Test Acts and modern politics

Test Acts and modern politics Tim Farron

The dust hasn’t yet settled from the UK general election, and debate across Britain is febrile over the wisdom and propriety of Theresa May’s Conservatives placing themselves in debt to the DUP.

Astonishingly and – one might think –  irresponsibly, the controversy is but rarely over whether Britain’s governing party should be beholden to the only Northern Irish party in Westminster, especially at a time when the North is in a state of constitutional crisis following the Brexit vote and the collapse of the Executive.

Few seem willing to engage with the morality of destabilising and undermining the Northern peace, and fewer still seem prepared to think about whether the possible consequences of that for Britain and the North is a reasonable price for a supposedly stable government ahead of the Brexit talks.

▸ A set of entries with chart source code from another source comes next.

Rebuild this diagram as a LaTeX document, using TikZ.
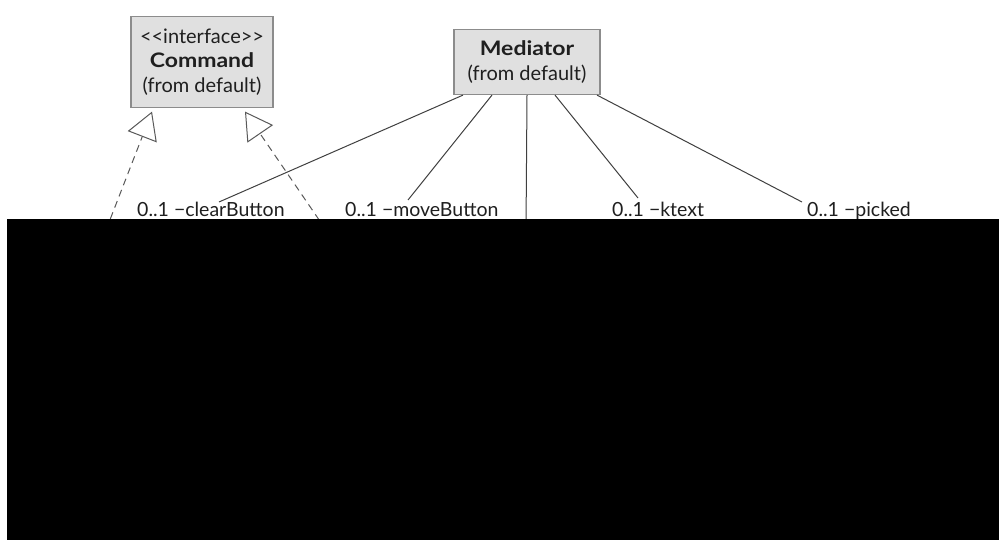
\documentclass[tikz,border=0pt]{standalone}
\usepackage{fontspec}
\setmainfont{Lato}
\newfontfamily\namefont{Lato}[FakeStretch=1.15]
\usetikzlibrary{arrows.meta}
\begin{document}
\begin{tikzpicture}[x=1pt,y=-1pt,
  classbox/.style={draw=black!45, fill=black!12, line width=1.2pt, inner sep=0pt, align=center,
    text=black!88, font=\fontsize{20}{24.5}\selectfont},
  assoc/.style={draw=black!75, line width=1pt},
  realize/.style={draw=black!65, line width=1pt, dash pattern=on 7pt off 5pt,
    -{Triangle[open, length=27pt, width=31pt, line width=1pt]}},
  rolelabel/.style={anchor=base west, inner sep=0pt, text=black!88,
    font=\fontsize{19.5}{22}\selectfont}]
\useasboundingbox (0,0) rectangle (999,540);
\fill[white] (0,0) rectangle (999,540);

% classes
\node[classbox, minimum width=142pt, minimum height=91pt] (cmd) at (202,62)
  {<{}<interface>{}>\\ {\namefont\bfseries Command}\\ (from default)};
\node[classbox, minimum width=146pt, minimum height=65pt] (med) at (527,62)
  {{\namefont\bfseries Mediator}\\ (from default)};

% role names of the associations
\node[rolelabel] (lclear) at (137,217) {0..1 −clearButton};
\node[rolelabel] (lmove)  at (345,217) {0..1 −moveButton};
\node[rolelabel] (lktext) at (612,217) {0..1 −ktext};
\node[rolelabel] (lpick)  at (807,217) {0..1 −picked};

% association ends
\coordinate (eclear) at (219,202);
\coordinate (emove)  at (408,200);
\coordinate (edown)  at (526,230);
\coordinate (ektext) at (638,198);
\coordinate (epick)  at (802,202);

\draw[assoc] ([xshift=-64pt]med.south) -- (eclear);
\draw[assoc] ([xshift=-35pt]med.south) -- (emove);
\draw[assoc] (med.south) -- (edown);
\draw[assoc] ([xshift=28pt]med.south) -- (ektext);
\draw[assoc] ([xshift=70pt]med.south) -- (epick);

% realizations of the interface
\coordinate (rleft)  at (106,230);
\coordinate (rright) at (326,230);
\draw[realize] (rleft) -- ([xshift=-50pt,yshift=-3.5pt]cmd.south);
\draw[realize] (rright) -- ([xshift=43pt,yshift=-3.5pt]cmd.south);

% covered lower part
\fill[black] (7,219.5) rectangle (999,540);
\end{tikzpicture}
\end{document}
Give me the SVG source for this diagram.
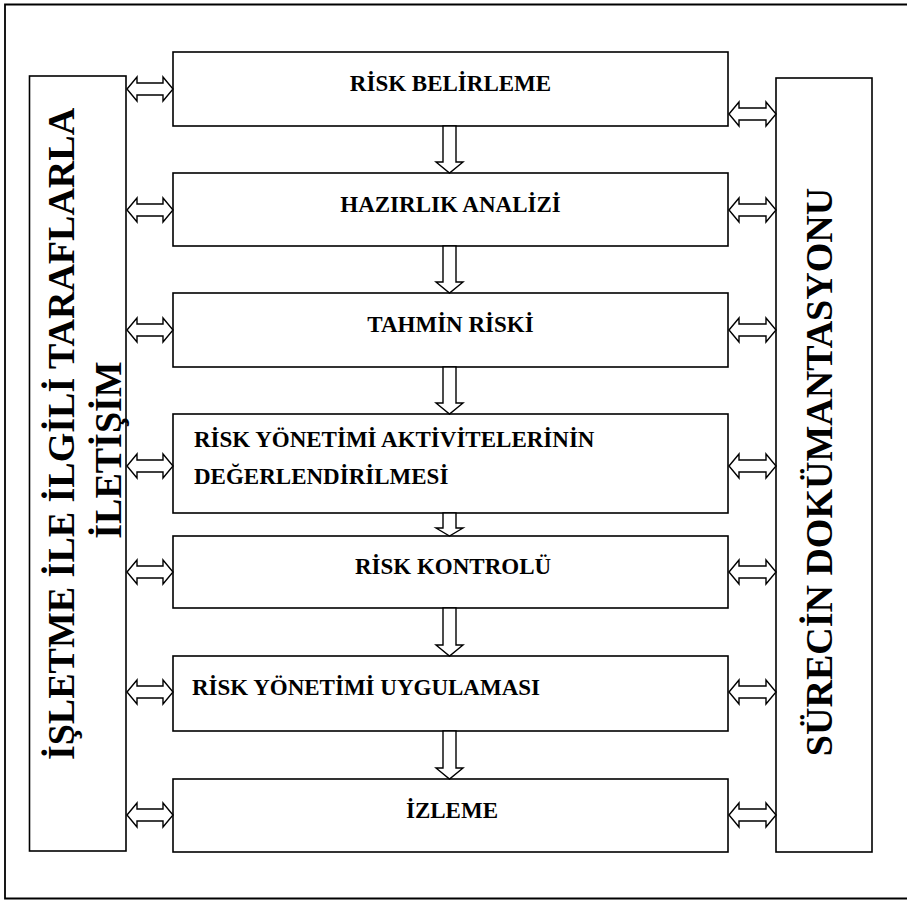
<svg xmlns="http://www.w3.org/2000/svg" width="907" height="901" viewBox="0 0 907 901">
<style>
.box{fill:#fff;stroke:#000;stroke-width:1.6}
.arr{fill:#fff;stroke:#000;stroke-width:1.4;stroke-linejoin:miter}
.t{font-family:"Liberation Serif","Times New Roman",serif;font-weight:bold;font-size:23px;fill:#000}
.c{text-anchor:middle}
.v{font-family:"Liberation Serif","Times New Roman",serif;font-weight:bold;font-size:38px;fill:#000;text-anchor:middle}
</style>
<rect width="907" height="901" fill="#fff"/>
<path d="M907,4.5 H5 V898.5 H907" fill="none" stroke="#000" stroke-width="1.8"/>
<g id="side-left">
<rect class="box" x="29.5" y="76" width="96.5" height="775"/>
<text class="v" transform="translate(74,434) rotate(-90)">İŞLETME İLE İLGİLİ TARAFLARLA</text>
<text class="v" transform="translate(121,450) rotate(-90)">İLETİŞİM</text>
</g>
<g id="side-right">
<rect class="box" x="776" y="78" width="96" height="774"/>
<text class="v" transform="translate(832,472) rotate(-90)">SÜRECİN DOKÜMANTASYONU</text>
</g>
<g id="n1"><rect class="box" x="173" y="52" width="555" height="74"/><text class="t c" x="450.5" y="91">RİSK BELİRLEME</text></g>
<g id="n2"><rect class="box" x="173" y="173" width="555" height="73"/><text class="t c" x="450.5" y="212">HAZIRLIK ANALİZİ</text></g>
<g id="n3"><rect class="box" x="173" y="293" width="555" height="74"/><text class="t c" x="450.5" y="332">TAHMİN RİSKİ</text></g>
<g id="n4"><rect class="box" x="173" y="414" width="555" height="99"/><text class="t" x="194" y="447">RİSK YÖNETİMİ AKTİVİTELERİNİN</text><text class="t" x="194" y="484">DEĞERLENDİRİLMESİ</text></g>
<g id="n5"><rect class="box" x="173" y="536" width="555" height="72"/><text class="t c" x="453" y="574">RİSK KONTROLÜ</text></g>
<g id="n6"><rect class="box" x="173" y="656" width="555" height="75"/><text class="t" x="192" y="695">RİSK YÖNETİMİ UYGULAMASI</text></g>
<g id="n7"><rect class="box" x="173" y="779" width="555" height="73"/><text class="t c" x="452" y="818">İZLEME</text></g>
<g id="connectors">
<path class="arr" d="M443,126 H456 V162 H463 L449.5,173 L436,162 H443 Z"/>
<path class="arr" d="M443,246 H456 V282 H463 L449.5,293 L436,282 H443 Z"/>
<path class="arr" d="M443,367 H456 V403 H463 L449.5,414 L436,403 H443 Z"/>
<path class="arr" d="M443,513 H456 V528 H463 L449.5,536 L436,528 H443 Z"/>
<path class="arr" d="M443,608 H456 V645 H463 L449.5,656 L436,645 H443 Z"/>
<path class="arr" d="M443,731 H456 V768 H463 L449.5,779 L436,768 H443 Z"/>
<path class="arr" d="M127,89 L137,77 V83 H163 V77 L173,89 L163,101 V95 H137 V101 Z"/>
<path class="arr" d="M127,210 L137,198 V204 H163 V198 L173,210 L163,222 V216 H137 V222 Z"/>
<path class="arr" d="M127,330 L137,318 V324 H163 V318 L173,330 L163,342 V336 H137 V342 Z"/>
<path class="arr" d="M127,466 L137,454 V460 H163 V454 L173,466 L163,478 V472 H137 V478 Z"/>
<path class="arr" d="M127,572 L137,560 V566 H163 V560 L173,572 L163,584 V578 H137 V584 Z"/>
<path class="arr" d="M127,692 L137,680 V686 H163 V680 L173,692 L163,704 V698 H137 V704 Z"/>
<path class="arr" d="M127,815 L137,803 V809 H163 V803 L173,815 L163,827 V821 H137 V827 Z"/>
<path class="arr" d="M729,114 L739,102 V108 H766 V102 L776,114 L766,126 V120 H739 V126 Z"/>
<path class="arr" d="M729,210 L739,198 V204 H766 V198 L776,210 L766,222 V216 H739 V222 Z"/>
<path class="arr" d="M729,330 L739,318 V324 H766 V318 L776,330 L766,342 V336 H739 V342 Z"/>
<path class="arr" d="M729,466 L739,454 V460 H766 V454 L776,466 L766,478 V472 H739 V478 Z"/>
<path class="arr" d="M729,572 L739,560 V566 H766 V560 L776,572 L766,584 V578 H739 V584 Z"/>
<path class="arr" d="M729,692 L739,680 V686 H766 V680 L776,692 L766,704 V698 H739 V704 Z"/>
<path class="arr" d="M729,815 L739,803 V809 H766 V803 L776,815 L766,827 V821 H739 V827 Z"/>
</g>
</svg>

Instead, almost all online discussion relates to the social conservatism of the DUP, with English secularists and liberals taking issue with the unionists’ opposition to abortion and same-sex marriage, while English Catholics and conservatives defend them on these issues.

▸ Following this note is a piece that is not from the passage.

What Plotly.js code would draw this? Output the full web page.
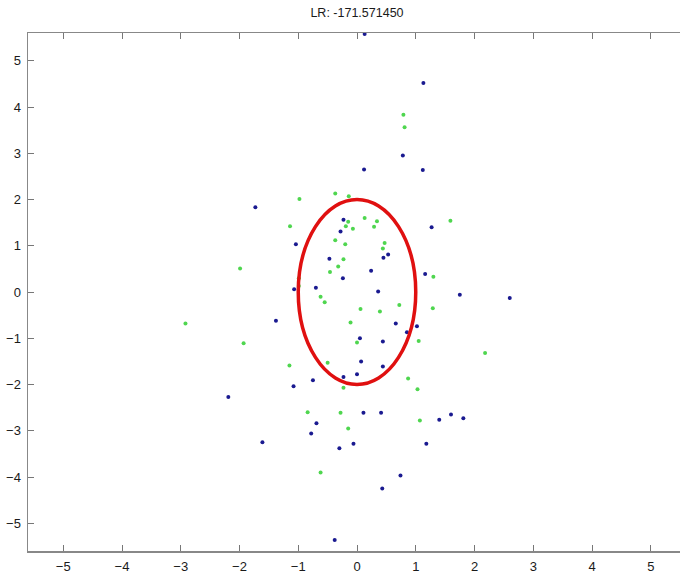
<!DOCTYPE html>
<html>
<head>
<meta charset="utf-8">
<script src="https://cdn.plot.ly/plotly-3.0.1.min.js"></script>
<style>
html,body{margin:0;padding:0;overflow:hidden;background:#fff;}
#chart{width:688px;height:575px;}
</style>
</head>
<body>
<div id="chart"></div>
<script>
// Blue sample points
const blueX = [0.13, 1.13, 0.78, 0.12, 1.12, -1.73, -0.23, 1.27, -0.28, -1.04, -0.47, 0.45, 0.53, 0.24, -0.24, 1.16, -1.07, -0.70, 0.36, 1.75, 2.60, -1.38, 0.66, 0.85, 1.02, 0.05, 0.44, 0.07, 0.44, 0.00, -0.23, -0.75, -1.08, -2.19, 0.11, 0.41, -0.69, -0.78, -1.61, -0.30, -0.06, 1.40, 1.60, 1.81, 1.18, 0.74, 0.43, -0.38];
const blueY = [5.58, 4.52, 2.95, 2.65, 2.64, 1.83, 1.56, 1.40, 1.31, 1.03, 0.72, 0.74, 0.81, 0.46, 0.30, 0.39, 0.06, 0.09, 0.01, -0.06, -0.13, -0.62, -0.68, -0.87, -0.74, -1.00, -1.07, -1.50, -1.61, -1.78, -1.84, -1.91, -2.04, -2.27, -2.61, -2.61, -2.84, -3.06, -3.25, -3.38, -3.28, -2.76, -2.65, -2.73, -3.28, -3.97, -4.25, -5.36];
// Green sample points
const greenX = [0.79, 0.81, -0.37, -0.14, -0.98, 1.59, 0.13, 0.34, -0.15, -0.19, -0.07, 0.29, -1.14, -0.37, -0.20, 0.47, 0.44, -0.23, -0.32, -1.99, -0.46, 1.30, -0.99, -0.99, -0.62, -0.55, 0.72, 1.29, 0.06, 0.39, -0.11, -2.92, -1.93, 0.00, 1.05, 2.18, -0.50, -1.15, 0.87, -0.23, 1.03, -0.84, -0.28, -0.15, 1.07, -0.62];
const greenY = [3.83, 3.56, 2.13, 2.07, 2.01, 1.54, 1.60, 1.53, 1.52, 1.42, 1.37, 1.41, 1.42, 1.12, 1.03, 1.06, 0.94, 0.71, 0.55, 0.51, 0.43, 0.33, 0.30, 0.13, -0.10, -0.22, -0.28, -0.35, -0.37, -0.42, -0.66, -0.68, -1.11, -1.09, -1.06, -1.32, -1.53, -1.59, -1.87, -2.07, -2.10, -2.60, -2.61, -2.95, -2.78, -3.90];
// Ellipse: center and radii
const ellipseCenter = [0, 0];
const ellipseRadii = [1, 2];
const tickVals = [-5, -4, -3, -2, -1, 0, 1, 2, 3, 4, 5];
const titleText = 'LR: -171.571450';

const traces = [
  {x: greenX, y: greenY, type: 'scatter', mode: 'markers', cliponaxis: false,
   marker: {color: '#4fd64f', size: 4}, hoverinfo: 'x+y'},
  {x: blueX, y: blueY, type: 'scatter', mode: 'markers', cliponaxis: false,
   marker: {color: '#1a1a90', size: 4}, hoverinfo: 'x+y'}
];

const axisCommon = {
  range: [-5.6, 5.6], tickvals: tickVals, ticks: 'inside', ticklen: 6,
  tickcolor: '#777', tickwidth: 1, showline: true, linecolor: '#888', linewidth: 1.5,
  mirror: 'ticks', showgrid: false, zeroline: false,
  tickfont: {family: 'Liberation Sans, Arial, sans-serif', size: 13, color: '#1a1a1a'}
};

const layout = {
  width: 688, height: 575,
  margin: {l: 28, r: 2, t: 33, b: 24},
  paper_bgcolor: '#fff', plot_bgcolor: '#fff',
  showlegend: false,
  title: {text: titleText, x: 0.5, xref: 'paper', y: 1 - 13/575, yref: 'container', yanchor: 'middle',
          font: {family: 'Liberation Sans, Arial, sans-serif', size: 12.5, color: '#1a1a1a'}},
  xaxis: Object.assign({}, axisCommon, {ticklabelstandoff: 3}),
  yaxis: Object.assign({}, axisCommon, {ticklabelstandoff: 3}),
  shapes: [{
    type: 'circle', xref: 'x', yref: 'y',
    x0: ellipseCenter[0] - ellipseRadii[0], x1: ellipseCenter[0] + ellipseRadii[0],
    y0: ellipseCenter[1] - ellipseRadii[1], y1: ellipseCenter[1] + ellipseRadii[1],
    line: {color: '#e01010', width: 3.5}, layer: 'above'
  }]
};

Plotly.newPlot('chart', traces, layout, {displayModeBar: false, staticPlot: true});
</script>
</body>
</html>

Given the eerie silence from both groups on the North during 2016’s Brexit debates, and how the North was only a live issue during the election campaign when questions were raised over Jeremy Corbyn’s 1980s support for the IRA, it is hard to escape the suspicion that a lot of frantic googling is taking place. Michael Gove may claim the British people are tired of experts, but it rather appears that instant expertise is something with which a lot of them are quite comfortable.

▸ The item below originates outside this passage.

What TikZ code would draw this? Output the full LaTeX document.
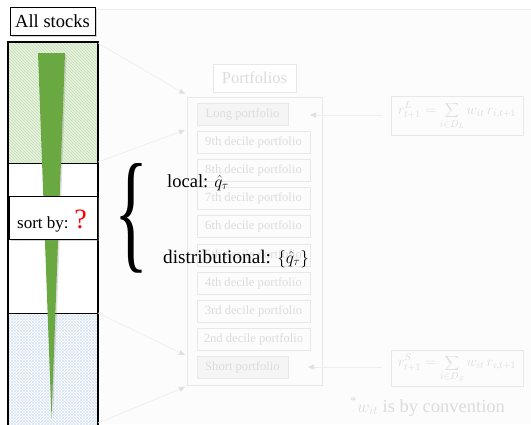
\documentclass[tikz,border=0pt]{standalone}
\usepackage{fontspec}
\setmainfont{Liberation Serif}
\newfontfamily\timesface{Liberation Serif}
\usepackage{graphicx}
\usetikzlibrary{patterns,shadows,arrows.meta}

\definecolor{wedgegreen}{RGB}{106,168,66}
\definecolor{greenbg}{RGB}{230,241,222}
\definecolor{greenhatch}{RGB}{196,222,178}
\definecolor{bluehatch}{RGB}{214,228,244}
\definecolor{fadetext}{RGB}{220,220,220}
\definecolor{fadeline}{RGB}{232,232,232}
\definecolor{fadearrow}{RGB}{238,238,238}
\definecolor{fadetip}{RGB}{224,224,224}
\definecolor{fadebg}{RGB}{252,252,252}
\definecolor{fadefill}{RGB}{245,245,245}

\begin{document}
\begin{tikzpicture}[x=1pt,y=-1pt,
  bigfont/.style={font=\timesface\fontsize{18.5}{21}\selectfont},
  labelbox/.style={draw=black, line width=0.8pt, fill=white,
    drop shadow={shadow xshift=1.8pt, shadow yshift=-1.8pt, opacity=0.35, fill=gray}},
  fadebox/.style={draw=fadeline, line width=0.8pt, text=fadetext,
    font=\timesface\fontsize{12.6}{14}\selectfont, inner sep=0pt},
  decilebox/.style={fadebox, minimum width=113, minimum height=22},
  endbox/.style={fadebox, fill=fadefill, minimum width=91, minimum height=22},
  formulabox/.style={fadebox, font=\timesface\fontsize{14.5}{16}\selectfont, minimum width=132},
  fadearrowline/.style={draw=fadearrow, line width=0.7pt,
    -{Triangle[length=6pt,width=5pt,color=fadetip]}}]

\useasboundingbox (0,0) rectangle (531,424);

% faint panel behind the portfolio part
\fill[fadebg] (98,9) rectangle (531,424);
\draw[fadearrow, line width=0.6pt] (98,9) -- (531,9);

% ---------- stock column ----------
\fill[greenbg] (8,42) rectangle (98,163);
\fill[pattern=north west lines, pattern color=greenhatch] (8,42) rectangle (98,163);
\fill[pattern=north east lines, pattern color=bluehatch] (8,313) rectangle (98,430);
\fill[pattern=north west lines, pattern color=bluehatch] (8,313) rectangle (98,430);
\draw[line width=0.9pt] (8,163) -- (98,163);
\draw[line width=0.9pt] (8,313) -- (98,313);
\draw[line width=1.2pt] (8,430) -- (8,42) -- (98,42) -- (98,430);

% tapering signal wedge with a soft shadow
\fill[gray, opacity=0.25] (39.5,54.5) -- (66.5,54.5) -- (53,419.5) -- cycle;
\fill[wedgegreen] (38,53) -- (65,53) -- (51.5,418) -- cycle;

\coordinate (colA) at (98,43);
\coordinate (colB) at (98,162);
\coordinate (colC) at (98,313);
\coordinate (colD) at (98,423);

\node[labelbox, bigfont, minimum width=85, minimum height=28, inner sep=0pt]
  (allstocks) at (52.5,21) {All stocks};

\node[labelbox, minimum width=88, minimum height=43, inner sep=0pt] (sortbox) at (53,217.5) {};
\node[font=\timesface\fontsize{17}{20}\selectfont, anchor=base west, inner sep=0pt]
  (sortlabel) at (17,228)
  {sort by: {\color{red}\fontsize{28}{28}\selectfont ?}};

% ---------- portfolios (faded) ----------
\node[fadebox, font=\timesface\fontsize{16.5}{18}\selectfont, minimum width=83, minimum height=28,
  fill=white, drop shadow={shadow xshift=1.2pt, shadow yshift=-1.2pt, opacity=0.06, fill=gray}]
  (portfolios) at (254.5,78) {Portfolios};
\node[draw=fadeline, line width=0.8pt, minimum width=135, minimum height=288, inner sep=0pt]
  (outer) at (254.5,241) {};

\node[endbox]    (p10) at (242.5,114) {Long portfolio};
\node[decilebox] (p9)  at (253.5,142.2) {9th decile portfolio};
\node[decilebox] (p8)  at (253.5,170.4) {8th decile portfolio};
\node[decilebox] (p7)  at (253.5,198.6) {7th decile portfolio};
\node[decilebox] (p6)  at (253.5,226.8) {6th decile portfolio};
\node[decilebox] (p5)  at (253.5,255.0) {5th decile portfolio};
\node[decilebox] (p4)  at (253.5,283.2) {4th decile portfolio};
\node[decilebox] (p3)  at (253.5,311.4) {3rd decile portfolio};
\node[decilebox] (p2)  at (253.5,339.6) {2nd decile portfolio};
\node[endbox]    (p1)  at (242.5,367.8) {Short portfolio};

\coordinate (inA) at (185,94);
\coordinate (inB) at (185,130);
\coordinate (inC) at (185,355);
\coordinate (inD) at (185,387);
\draw[fadearrowline] (colA) -- (inA);
\draw[fadearrowline] (colB) -- (inB);
\draw[fadearrowline] (colC) -- (inC);
\draw[fadearrowline] (colD) -- (inD);

% return formulas
\node[formulabox, minimum height=39] (retL) at (457,115.5)
  {$\displaystyle r^{L}_{t+1}=\sum_{i\in D_L} w_{it}\,r_{i,t+1}$};
\node[formulabox, minimum height=36] (retS) at (457,368)
  {$\displaystyle r^{S}_{t+1}=\sum_{i\in D_S} w_{it}\,r_{i,t+1}$};
\coordinate (fromL) at (382,115);
\coordinate (toL) at (310,115);
\coordinate (fromS) at (382,367);
\coordinate (toS) at (308,367);
\draw[fadearrowline] (fromL) -- (toL);
\draw[fadearrowline] (fromS) -- (toS);

\node[bigfont, text=fadetext, anchor=base west, inner sep=0pt] (note) at (350,412)
  {\textsuperscript{*}$w_{it}$ is by convention};

% ---------- sorting criteria ----------
\node[inner sep=0pt] (brace) at (131.5,218) {\resizebox{34pt}{92pt}{\timesface\{}};
\node[bigfont, anchor=base west, inner sep=0pt] (local) at (167,187) {local: $\hat{q}_\tau$};
\node[font=\timesface\fontsize{19.2}{21}\selectfont, anchor=base west, inner sep=0pt]
  (distr) at (163,263)
  {distributional: {\fontsize{18.5}{20}\selectfont$\{\hat{q}_\tau\}$}};

\end{tikzpicture}
\end{document}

One of the more thoughtful British interventions has come from the ‘All Along the Watchtower’ blog at jessicahof.wordpress.com, which in a post entitled ‘The new Test Act’ asks whether anyone holding orthodox Catholic views can hope to hold high office in British public life.

“During the recent General Election, the attitude taken towards the Liberal Democrat leader, Tim Farron, an Evangelical Christian who had expressed orthodox Christian views on same-sex marriage and abortion, was forced to recant them, which led to the question of whether we have a new Test Act,” it observed, explaining that “The old Test Acts, a product of the ‘Glorious Revolution’ of 1688, were designed to bar Catholics from public life by requiring of voters the ‘test’ that they were loyal Anglicans.”

The acts, of course, were finally wiped from the statute books with Catholic Emancipation in 1829, though suspicion of Catholics remained a feature of British public life.

One thinks of how Hilaire Belloc, running for parliament as a Liberal in 1906, was challenged for his faith. He responded in typically fiery fashion, launching his campaign at a Catholic school, and proclaiming: “I am a Catholic. As far as possible I go to Mass every day. This is a rosary. As far as possible, I kneel down and tell these beads every day. If you reject me on account of my religion, I shall thank God that He has spared me the indignity of being your representative!”

He was elected, which might give some of today’s more spineless representatives cause to reflect on the wisdom of compromising and concealing their religious beliefs.

In any case, the post’s author continues, “The new Test Act can be seen from the reaction to the fact that Prime Minister May is forming a pact with the Democratic Unionist Party. It has given British liberals a terrible shock to learn that there are those who oppose abortion and same-sex marriage, and that they have seats in parliament.”

Leaving aside the fact that DUP comments on same-sex marriage often went rather beyond Catholic teaching, the author observes that based on this reaction, it “seems clear that anyone holding orthodox Catholic views cannot confess them and hold high office” and suggests that the Conservative Party is joining the Labour party, the traditional home for British Catholics, as an increasingly cold house for them.

It’s an important post, for Ireland as much as Britain, and one we would all do well to ponder.